The two numbers you show, 1728 and 191744, require ten explicit bits in the significand (nine stored), since 191744 begins with bits 10111010112. The exponents (given a significand normalized to [1, 2)) would be 10 and 17, so you need to be able to encode eight values in the exponent field. However, if you want to reserve one exponent encoding for infinity/NaN, you need nine values. So your exponent needs four bits. (E.g., you could use four bits with a bias of 10, which would be unusual but not impossible, so that 00002 represents exponent 10 and 01112 represents exponent 17. This would make 1728 a subnormal number.) So, representing 1728 and 191744 requires one sign bit, four exponent bits, and nine significand bits. That leaves ten bits for you to allocate any way you wish.

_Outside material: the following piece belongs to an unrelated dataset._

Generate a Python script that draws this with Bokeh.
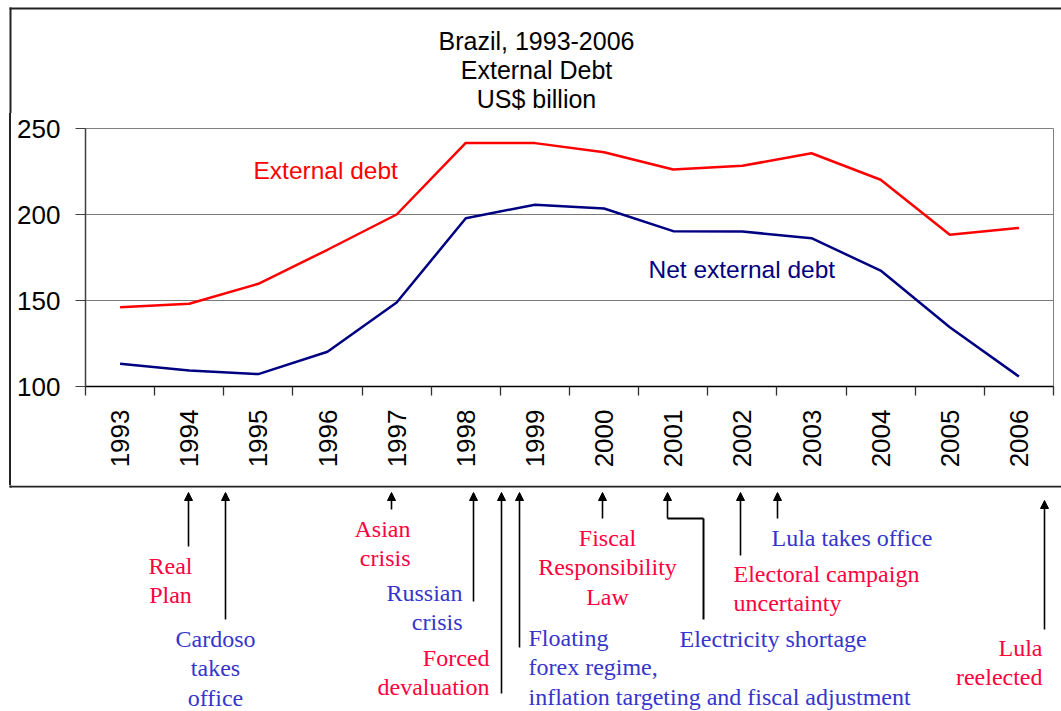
import math
from bokeh.plotting import figure
from bokeh.layouts import column, row
from bokeh.models import (Range1d, FactorRange, FixedTicker, LinearAxis, CategoricalAxis,
                          Label, Arrow, NormalHead, ColumnDataSource, Div)
from bokeh.embed import file_html
from bokeh.resources import INLINE

# ---------------- data ----------------
years = ["1993", "1994", "1995", "1996", "1997", "1998", "1999",
         "2000", "2001", "2002", "2003", "2004", "2005", "2006"]
external_debt = [146.1, 148.1, 159.7, 179.5, 200.0, 241.6, 241.5,
                 236.2, 226.2, 228.3, 235.6, 220.2, 188.2, 192.2]
net_external_debt = [113.2, 109.3, 107.2, 120.2, 148.8, 197.8, 205.7,
                     203.5, 190.3, 190.1, 186.2, 167.4, 134.5, 105.8]
y_ticks = [100, 150, 200, 250]
title_lines = ["Brazil, 1993-2006", "External Debt", "US$ billion"]
series_names = ["External debt", "Net external debt"]

event_texts = [
    ["Real", "Plan"],
    ["Cardoso", "takes", "office"],
    ["Asian", "crisis"],
    ["Russian", "crisis"],
    ["Forced", "devaluation"],
    ["Floating", "forex regime,", "inflation targeting and fiscal adjustment"],
    ["Fiscal", "Responsibility", "Law"],
    ["Electricity shortage"],
    ["Electoral campaign", "uncertainty"],
    ["Lula takes office"],
    ["Lula", "reelected"],
]

# ---------------- styles / layout ----------------
RED_TXT = "#FF0040"
BLUE_TXT = "#3535CC"
SANS = "Liberation Sans"
SERIF = "Liberation Serif"
BOX = "#222222"

# (colour, x, first line y, align) in page pixels
event_layout = [
    (RED_TXT, 170, 565, "center"),
    (BLUE_TXT, 215, 638, "center"),
    (RED_TXT, 410, 528, "right"),
    (BLUE_TXT, 462, 592, "right"),
    (RED_TXT, 489, 657, "right"),
    (BLUE_TXT, 528, 637, "left"),
    (RED_TXT, 607, 537, "center"),
    (BLUE_TXT, 679, 638, "left"),
    (RED_TXT, 733, 573, "left"),
    (BLUE_TXT, 771, 537, "left"),
    (RED_TXT, 1042, 647, "right"),
]
LINE_STEP = 29.7

arrows = [  # x, y_start, y_end (tip)
    (188, 546, 492), (225, 619, 492), (391, 509, 492), (473, 601, 492),
    (501, 693, 492), (519, 647, 492), (602, 518, 492), (667, 518, 492),
    (740, 555, 492), (777, 518, 492), (1044, 629, 500),
]
plain_segments = [((703, 619), (703, 518)), ((703, 518), (667, 518))]

PAGE_W, PAGE_H = 1061, 711
TOP_H = 113          # title strip
MID_BOTTOM = 485     # bottom of chart strip
STRIP_W = 12         # left strip holding the box edge
FRAME_L, FRAME_R, FRAME_T, FRAME_B = 85, 1053, 128, 386


def px_fig(w, h, x0, y0):
    """figure whose data units are page pixels (y downward)"""
    f = figure(width=w, height=h, x_range=Range1d(x0, x0 + w), y_range=Range1d(y0 + h, y0),
               output_backend="svg", toolbar_location=None, min_border=0,
               x_axis_location=None, y_axis_location=None)
    f.grid.visible = False
    f.outline_line_color = None
    f.background_fill_color = "white"
    f.border_fill_color = "white"
    return f


def seg(f, x0, y0, x1, y1, color="black", width=2.0, head=None):
    f.add_layout(Arrow(end=head, x_start=x0, y_start=y0, x_end=x1, y_end=y1,
                       line_color=color, line_width=width))


def lab(f, text, x, y, color, size, font, align="center"):
    f.add_layout(Label(x=x, y=y, text=text, text_color=color, text_font_size=size,
                       text_font=font, text_align=align, text_baseline="middle"))


# ---- top strip: title + box edges
top = px_fig(PAGE_W, TOP_H, 0, 0)
for i, t in enumerate(title_lines):
    lab(top, t, 536, 40 + 29.3 * i, "black", "25px", SANS)
seg(top, 9, 8, 1075, 8, BOX, 2)
seg(top, 10, 7, 10, TOP_H + 2, BOX, 2)

# ---- left strip: box edge (plain block)
strip_h = MID_BOTTOM - TOP_H
strip = Div(width=STRIP_W, height=strip_h,
            text=f'<div style="position:absolute;left:9px;top:0px;width:2px;'
                 f'height:{strip_h}px;background:{BOX}"></div>',
            styles={"margin": "0", "padding": "0", "overflow": "hidden"})

# ---- chart
p = figure(width=PAGE_W - STRIP_W, height=MID_BOTTOM - TOP_H,
           x_range=FactorRange(factors=years, range_padding=0, factor_padding=0),
           y_range=Range1d(100, 250),
           output_backend="svg", toolbar_location=None,
           x_axis_location=None, y_axis_location="left",
           min_border_left=FRAME_L - STRIP_W, min_border_right=PAGE_W - FRAME_R,
           min_border_top=FRAME_T - TOP_H, min_border_bottom=MID_BOTTOM - FRAME_B)
p.background_fill_color = "white"
p.border_fill_color = "white"
p.outline_line_color = "#808080"
p.outline_line_width = 1

yax = p.yaxis[0]
yax.ticker = FixedTicker(ticks=y_ticks)
yax.major_tick_out = 10
yax.major_tick_in = 0
yax.minor_tick_line_color = None
yax.axis_line_color = "#404040"
yax.axis_line_width = 1.5
yax.major_tick_line_color = "#404040"
yax.major_label_text_font = SANS
yax.major_label_text_font_size = "26px"
yax.major_label_text_color = "black"
yax.major_label_standoff = 15

p.ygrid.ticker = FixedTicker(ticks=y_ticks)
p.ygrid.grid_line_color = "#7a7a7a"
p.ygrid.grid_line_width = 1
p.xgrid.grid_line_color = None

# tick marks between categories
n_bounds = len(years) + 1
tick_axis = LinearAxis(ticker=FixedTicker(ticks=list(range(n_bounds))),
                       major_tick_out=9, major_tick_in=0, minor_tick_line_color=None,
                       major_label_overrides={k: "" for k in range(n_bounds)},
                       major_label_text_font_size="1px", major_label_standoff=0,
                       axis_line_color="black", axis_line_width=1.5,
                       major_tick_line_color="#303030", major_tick_line_width=1.3)
p.add_layout(tick_axis, "below")
cat_axis = CategoricalAxis(major_tick_line_color=None, axis_line_color=None,
                           minor_tick_line_color=None, major_tick_out=0,
                           major_label_orientation=math.pi / 2,
                           major_label_text_font=SANS,
                           major_label_text_font_size="26px",
                           major_label_text_color="black",
                           major_label_standoff=14)
p.add_layout(cat_axis, "below")

src = ColumnDataSource(dict(year=years, ext=external_debt, net=net_external_debt))
p.line(x="year", y="ext", source=src, line_color="#FF0000", line_width=2.5)
p.line(x="year", y="net", source=src, line_color="#000080", line_width=2.5)


def to_data(px, py):
    sx = (px - FRAME_L) * len(years) / (FRAME_R - FRAME_L)
    sy = 100 + (FRAME_B - py) * 150 / (FRAME_B - FRAME_T)
    return sx, sy


for name, (px, py), col in [(series_names[0], (253, 170), "#FF0000"),
                            (series_names[1], (648, 269), "#000080")]:
    sx, sy = to_data(px, py)
    lab(p, name, sx, sy, col, "24.5px", SANS, "left")

# ---- bottom strip: box edges + event annotations
bot = px_fig(PAGE_W, PAGE_H - MID_BOTTOM, 0, MID_BOTTOM)
seg(bot, 10, MID_BOTTOM - 2, 10, 487, BOX, 2)
seg(bot, 9, 486, 1075, 486, BOX, 2)

for lines, (col, x, y0, align) in zip(event_texts, event_layout):
    for j, t in enumerate(lines):
        lab(bot, t, x, y0 + LINE_STEP * j, col, "24px", SERIF, align)

for x, ys, ye in arrows:
    seg(bot, x, ys, x, ye, "black", 1.6,
        NormalHead(size=8, fill_color="black", line_color="black", line_width=1))
for (x0, y0), (x1, y1) in plain_segments:
    seg(bot, x0, y0, x1, y1, "black", 2.0)

layout = column(top, row(strip, p, spacing=0), bot, spacing=0)
open("out.html", "w").write(file_html(layout, INLINE))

A custom floating-point format is generally useful only for storage, and only when memory use is critical. On any hardware with floating-point support, the native floating-point format will be greatly faster than software implementations of a custom format. So it is usually preferable to convert from the custom format to a hardware-supported format when reading from storage, to perform all computations (including storing intermediate values to memory temporarily) with the hardware format, and to convert back to the custom format just prior to long-term storage.
1 Significand is the preferred term, not mantissa. Mantissas are logarithmic (the fractional part of a logarithm), whereas significands are linear (the fractional part of a floating-point number).